Bishop Drennan attended two synods of bishops meetings at the Vatican – the synod on the new evangelisation in 2012 and the synod on the family in 2015.

3 COMMENTS

  1. How did it come to this, that the Catholic Church should act as if it is Calvin’s Geneva? Is there not a huge distinction between predatory behaviour which is a lifetime of infidelity, and one or even two inappropriate lapses?

    For that reason, and clearly as officially stated, this was no abusive situation, but an adult to adult inappropriate relationship, which seems to have not even caused obvious scandal or inflicted pain on a third party. That Drennan should suffer this humiliation is extremely sad.

    Regardless, Charles Drennan has needed to submit his resignation which was accepted. That it was accepted is for me the scandal, for there is no mercy here, only cold hard justice.

    Moreover there is the taint of hypocrisy. Such a rigorous standard that finds no distinction between a serial predator and a simple sinner certainly calls into question a many priests in NZ who should now offer their resignations. The statement that, ‘The Catholic Church has no tolerance for any inappropriate behaviour by any of its members,’ is a joke, which makes Drennan to be a scapegoat of some type.

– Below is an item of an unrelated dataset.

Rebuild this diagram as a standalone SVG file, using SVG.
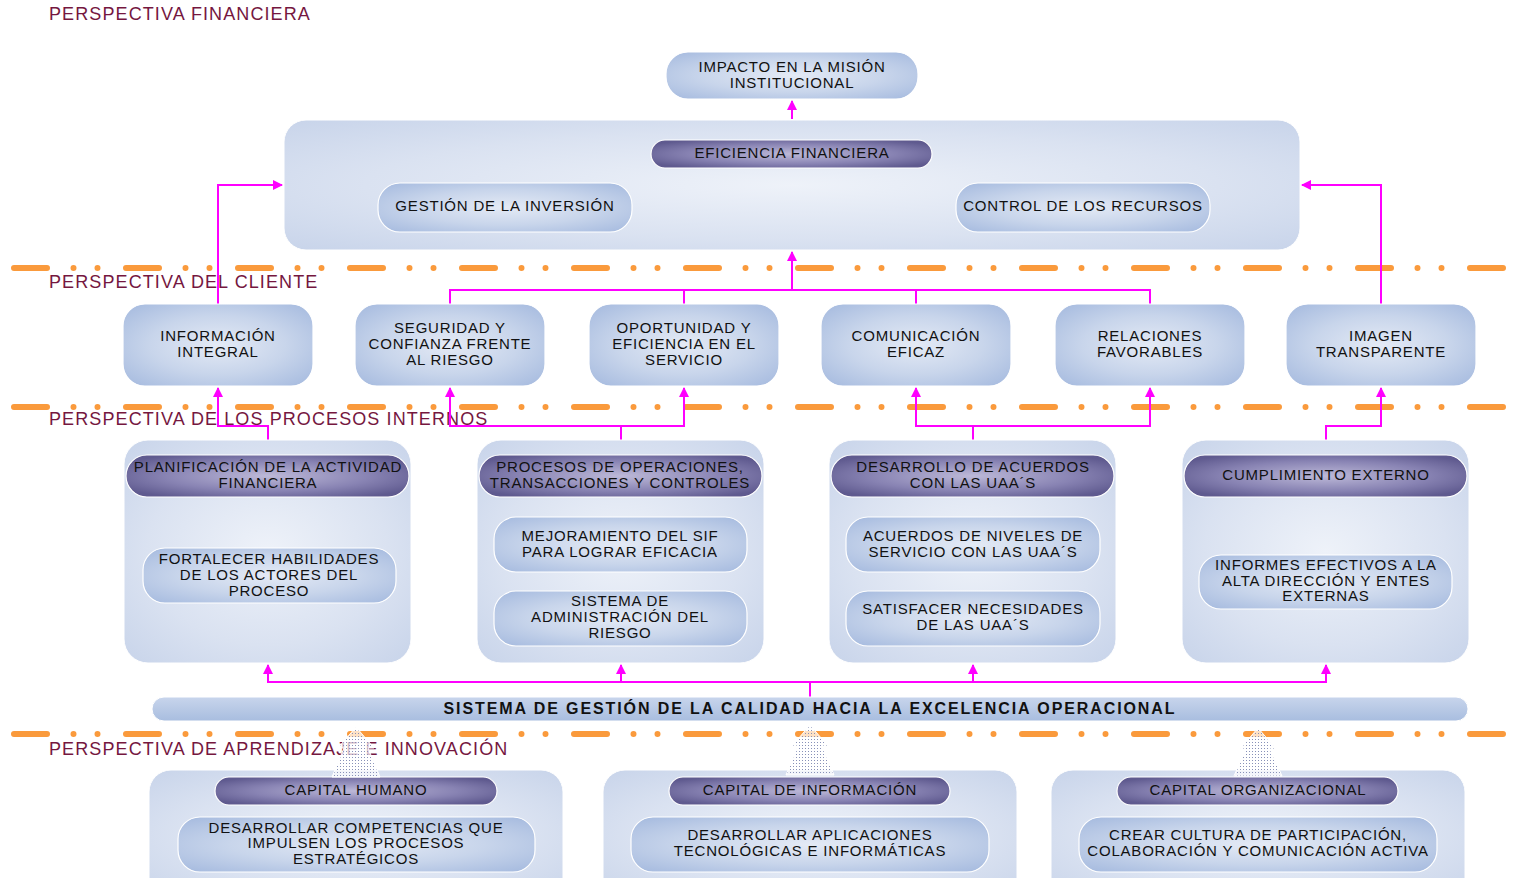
<svg xmlns="http://www.w3.org/2000/svg" width="1526" height="878" viewBox="0 0 1526 878">
  <defs>
    <radialGradient id="gBox" cx="50%" cy="50%" r="65%">
      <stop offset="0" stop-color="#e4eaf5"/>
      <stop offset="0.55" stop-color="#c8d5eb"/>
      <stop offset="1" stop-color="#a9bde0"/>
    </radialGradient>
    <radialGradient id="gPanel" cx="50%" cy="50%" r="70%">
      <stop offset="0" stop-color="#eef2f9"/>
      <stop offset="0.6" stop-color="#dae2f1"/>
      <stop offset="1" stop-color="#c8d4ea"/>
    </radialGradient>
    <radialGradient id="gPill" cx="50%" cy="50%" r="60%">
      <stop offset="0" stop-color="#bdb9d8"/>
      <stop offset="0.6" stop-color="#8883b3"/>
      <stop offset="1" stop-color="#5f5a8f"/>
    </radialGradient>
    <linearGradient id="gBar" x1="0" y1="0" x2="0" y2="1">
      <stop offset="0" stop-color="#c8d5ec"/>
      <stop offset="1" stop-color="#a8bddf"/>
    </linearGradient>
    <pattern id="pDots" width="3" height="3" patternUnits="userSpaceOnUse">
      <rect width="3" height="3" fill="#ffffff" fill-opacity="0.7"/>
      <rect x="1" y="1" width="1" height="1" fill="#8891b8"/>
    </pattern>
    <marker id="arr" viewBox="0 0 10 10" refX="9" refY="5" markerWidth="10" markerHeight="10" markerUnits="userSpaceOnUse" orient="auto">
      <path d="M0,0 L10,5 L0,10 Z" fill="#ff00ff"/>
    </marker>
  </defs>
  <style>
    text { font-family: "Liberation Sans", Arial, sans-serif; fill: #111; }
    .t { font-size: 15px; letter-spacing: 0.8px; text-anchor: middle; }
    .persp { font-size: 18px; letter-spacing: 1.1px; fill: #75173f; }
    .bar { font-size: 16px; font-weight: bold; letter-spacing: 1.9px; text-anchor: middle; }
    .box { fill: url(#gBox); stroke: #ffffff; stroke-width: 1.2; }
    .panel { fill: url(#gPanel); stroke: #ffffff; stroke-width: 1; }
    .pill { fill: url(#gPill); stroke: #ffffff; stroke-width: 1.2; }
    .sep { fill: none; stroke: #fa9a3c; stroke-width: 6; stroke-linecap: round; stroke-dasharray: 33 26.5 0 24 0 28.5; }
    .conn { fill: none; stroke: #ff00ff; stroke-width: 2; }
    .dotarrow { fill: url(#pDots); stroke: #ffffff; stroke-width: 1; }
  </style>

  <!-- perspective separators -->
  <g id="separators">
    <line class="sep" x1="14" y1="268" x2="1506" y2="268"/>
    <line class="sep" x1="14" y1="407" x2="1506" y2="407"/>
    <line class="sep" x1="14" y1="734" x2="1506" y2="734"/>
  </g>

  <!-- perspective titles -->
  <g id="perspectives">
    <text class="persp" x="49" y="20">PERSPECTIVA FINANCIERA</text>
    <text class="persp" x="49" y="288">PERSPECTIVA DEL CLIENTE</text>
    <text class="persp" x="49" y="425">PERSPECTIVA DE LOS PROCESOS INTERNOS</text>
    <text class="persp" x="49" y="755">PERSPECTIVA DE APRENDIZAJE E INNOVACIÓN</text>
  </g>

  <!-- connectors -->
  <g id="connectors">
    <polyline class="conn" points="792,119 792,101" marker-end="url(#arr)"/>
    <polyline class="conn" points="218,304 218,185 282,185" marker-end="url(#arr)"/>
    <polyline class="conn" points="1381,304 1381,185 1302,185" marker-end="url(#arr)"/>
    <polyline class="conn" points="450,304 450,290 1150,290 1150,304"/>
    <line class="conn" x1="684" y1="290" x2="684" y2="304"/>
    <line class="conn" x1="916" y1="290" x2="916" y2="304"/>
    <polyline class="conn" points="792,290 792,252" marker-end="url(#arr)"/>

    <polyline class="conn" points="268,440 268,426 218,426 218,388" marker-end="url(#arr)"/>
    <polyline class="conn" points="621,440 621,426 450,426 450,388" marker-end="url(#arr)"/>
    <polyline class="conn" points="621,426 684,426 684,388" marker-end="url(#arr)"/>
    <polyline class="conn" points="973,440 973,426 916,426 916,388" marker-end="url(#arr)"/>
    <polyline class="conn" points="973,426 1150,426 1150,388" marker-end="url(#arr)"/>
    <polyline class="conn" points="1326,440 1326,426 1381,426 1381,388" marker-end="url(#arr)"/>

    <polyline class="conn" points="810,697 810,682 268,682 268,665" marker-end="url(#arr)"/>
    <polyline class="conn" points="810,682 1326,682 1326,665" marker-end="url(#arr)"/>
    <polyline class="conn" points="621,682 621,665" marker-end="url(#arr)"/>
    <polyline class="conn" points="973,682 973,665" marker-end="url(#arr)"/>
  </g>

  <!-- financial perspective -->
  <g id="impacto">
    <rect class="box" x="666" y="52" width="252" height="47" rx="22"/>
    <text class="t" x="792" y="72">IMPACTO EN LA MISIÓN</text>
    <text class="t" x="792" y="88">INSTITUCIONAL</text>
  </g>
  <g id="financiera">
    <rect class="panel" x="284" y="120" width="1016" height="130" rx="22"/>
  </g>
  <g id="eficiencia-financiera">
    <rect class="pill" x="651" y="140" width="281" height="28" rx="14"/>
    <text class="t" x="792" y="158">EFICIENCIA FINANCIERA</text>
  </g>
  <g id="gestion-inversion">
    <rect class="box" x="378" y="183" width="254" height="49" rx="22"/>
    <text class="t" x="505" y="211">GESTIÓN DE LA INVERSIÓN</text>
  </g>
  <g id="control-recursos">
    <rect class="box" x="956" y="183" width="254" height="49" rx="22"/>
    <text class="t" x="1083" y="211">CONTROL DE LOS RECURSOS</text>
  </g>

  <!-- client perspective -->
  <g id="informacion-integral">
    <rect class="box" x="123" y="304" width="190" height="82" rx="22"/>
    <text class="t" x="218" y="341">INFORMACIÓN</text>
    <text class="t" x="218" y="357">INTEGRAL</text>
  </g>
  <g id="seguridad-confianza">
    <rect class="box" x="355" y="304" width="190" height="82" rx="22"/>
    <text class="t" x="450" y="333">SEGURIDAD Y</text>
    <text class="t" x="450" y="349">CONFIANZA FRENTE</text>
    <text class="t" x="450" y="365">AL RIESGO</text>
  </g>
  <g id="oportunidad-eficiencia">
    <rect class="box" x="589" y="304" width="190" height="82" rx="22"/>
    <text class="t" x="684" y="333">OPORTUNIDAD Y</text>
    <text class="t" x="684" y="349">EFICIENCIA EN EL</text>
    <text class="t" x="684" y="365">SERVICIO</text>
  </g>
  <g id="comunicacion-eficaz">
    <rect class="box" x="821" y="304" width="190" height="82" rx="22"/>
    <text class="t" x="916" y="341">COMUNICACIÓN</text>
    <text class="t" x="916" y="357">EFICAZ</text>
  </g>
  <g id="relaciones-favorables">
    <rect class="box" x="1055" y="304" width="190" height="82" rx="22"/>
    <text class="t" x="1150" y="341">RELACIONES</text>
    <text class="t" x="1150" y="357">FAVORABLES</text>
  </g>
  <g id="imagen-transparente">
    <rect class="box" x="1286" y="304" width="190" height="82" rx="22"/>
    <text class="t" x="1381" y="341">IMAGEN</text>
    <text class="t" x="1381" y="357">TRANSPARENTE</text>
  </g>

  <!-- internal processes perspective -->
  <g id="planificacion">
    <rect class="panel" x="124" y="440" width="287" height="223" rx="24"/>
    <rect class="pill" x="126" y="455" width="283" height="42" rx="21"/>
    <text class="t" x="268" y="472">PLANIFICACIÓN DE LA ACTIVIDAD</text>
    <text class="t" x="268" y="488">FINANCIERA</text>
    <rect class="box" x="143" y="548" width="253" height="55" rx="22"/>
    <text class="t" x="269" y="564">FORTALECER HABILIDADES</text>
    <text class="t" x="269" y="580">DE LOS ACTORES DEL</text>
    <text class="t" x="269" y="596">PROCESO</text>
  </g>
  <g id="procesos-operaciones">
    <rect class="panel" x="477" y="440" width="287" height="223" rx="24"/>
    <rect class="pill" x="479" y="455" width="283" height="42" rx="21"/>
    <text class="t" x="620" y="472">PROCESOS DE OPERACIONES,</text>
    <text class="t" x="620" y="488">TRANSACCIONES Y CONTROLES</text>
    <rect class="box" x="494" y="517" width="253" height="55" rx="22"/>
    <text class="t" x="620" y="541">MEJORAMIENTO DEL SIF</text>
    <text class="t" x="620" y="557">PARA LOGRAR EFICACIA</text>
    <rect class="box" x="494" y="591" width="253" height="55" rx="22"/>
    <text class="t" x="620" y="606">SISTEMA DE</text>
    <text class="t" x="620" y="622">ADMINISTRACIÓN DEL</text>
    <text class="t" x="620" y="638">RIESGO</text>
  </g>
  <g id="desarrollo-acuerdos">
    <rect class="panel" x="829" y="440" width="287" height="223" rx="24"/>
    <rect class="pill" x="831" y="455" width="283" height="42" rx="21"/>
    <text class="t" x="973" y="472">DESARROLLO DE ACUERDOS</text>
    <text class="t" x="973" y="488">CON LAS UAA´S</text>
    <rect class="box" x="846" y="517" width="254" height="55" rx="22"/>
    <text class="t" x="973" y="541">ACUERDOS DE NIVELES DE</text>
    <text class="t" x="973" y="557">SERVICIO CON LAS UAA´S</text>
    <rect class="box" x="846" y="591" width="254" height="55" rx="22"/>
    <text class="t" x="973" y="614">SATISFACER NECESIDADES</text>
    <text class="t" x="973" y="630">DE LAS UAA´S</text>
  </g>
  <g id="cumplimiento-externo">
    <rect class="panel" x="1182" y="440" width="287" height="223" rx="24"/>
    <rect class="pill" x="1184" y="455" width="283" height="42" rx="21"/>
    <text class="t" x="1326" y="480">CUMPLIMIENTO EXTERNO</text>
    <rect class="box" x="1199" y="555" width="253" height="54" rx="22"/>
    <text class="t" x="1326" y="570">INFORMES EFECTIVOS A LA</text>
    <text class="t" x="1326" y="586">ALTA DIRECCIÓN Y ENTES</text>
    <text class="t" x="1326" y="601">EXTERNAS</text>
  </g>

  <!-- quality management bar -->
  <g id="sistema-gestion-calidad">
    <rect x="152" y="697" width="1316" height="24" rx="12" fill="url(#gBar)" stroke="#ffffff" stroke-width="1"/>
    <text class="bar" x="810" y="714">SISTEMA DE GESTIÓN DE LA CALIDAD HACIA LA EXCELENCIA OPERACIONAL</text>
  </g>

  <!-- learning and growth perspective -->
  <g id="capital-humano">
    <rect class="panel" x="149" y="770" width="414" height="130" rx="22"/>
    <rect class="pill" x="215" y="777" width="282" height="28" rx="14"/>
    <text class="t" x="356" y="795">CAPITAL HUMANO</text>
    <rect class="box" x="178" y="817" width="357" height="55" rx="22"/>
    <text class="t" x="356" y="833">DESARROLLAR COMPETENCIAS QUE</text>
    <text class="t" x="356" y="848">IMPULSEN LOS PROCESOS</text>
    <text class="t" x="356" y="864">ESTRATÉGICOS</text>
  </g>
  <g id="capital-informacion">
    <rect class="panel" x="603" y="770" width="414" height="130" rx="22"/>
    <rect class="pill" x="669" y="777" width="281" height="28" rx="14"/>
    <text class="t" x="810" y="795">CAPITAL DE INFORMACIÓN</text>
    <rect class="box" x="631" y="817" width="358" height="55" rx="22"/>
    <text class="t" x="810" y="840">DESARROLLAR APLICACIONES</text>
    <text class="t" x="810" y="856">TECNOLÓGICAS E INFORMÁTICAS</text>
  </g>
  <g id="capital-organizacional">
    <rect class="panel" x="1051" y="770" width="414" height="130" rx="22"/>
    <rect class="pill" x="1117" y="777" width="281" height="28" rx="14"/>
    <text class="t" x="1258" y="795">CAPITAL ORGANIZACIONAL</text>
    <rect class="box" x="1079" y="817" width="358" height="55" rx="22"/>
    <text class="t" x="1258" y="840">CREAR CULTURA DE PARTICIPACIÓN,</text>
    <text class="t" x="1258" y="856">COLABORACIÓN Y COMUNICACIÓN ACTIVA</text>
  </g>

  <!-- stippled upward arrows towards the quality bar -->
  <g id="support-arrows">
    <polygon class="dotarrow" points="356,727 374,748 368,748 380,777 332,777 344,748 338,748"/>
    <polygon class="dotarrow" points="810,725 828,746 822,746 834,775 786,775 798,746 792,746"/>
    <polygon class="dotarrow" points="1258,728 1276,749 1270,749 1282,776 1234,776 1246,749 1240,749"/>
  </g>
</svg>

    I wish him well, I fear he has been badly handled.

  2. I am deeply confused by the insistence of so many laity that this was an adult to adult consensual relationship. Rome is still defending Cardinal Pell even after his conviction, but not Drennan. His resignation has been accepted (requested?). Archbishop John Dew has publicly stated that his behaviour was inappropriate and unacceptable. Are we so naive to think that the Church has taken this course for a consensual affair. Initial media releases said that the young woman was a teenager when the events occurred and now a young woman. So presumably over 16 (since not criminal). So the laity are fine with a bishop in his 50s having a sexual interaction of some sort (any sort!?) with a teenager? There are many forms of sexual abuse not clearly covered by criminal law.
    I suspect that there is a lot not being said, and that the unprecedented punishment likely fits the “crime”.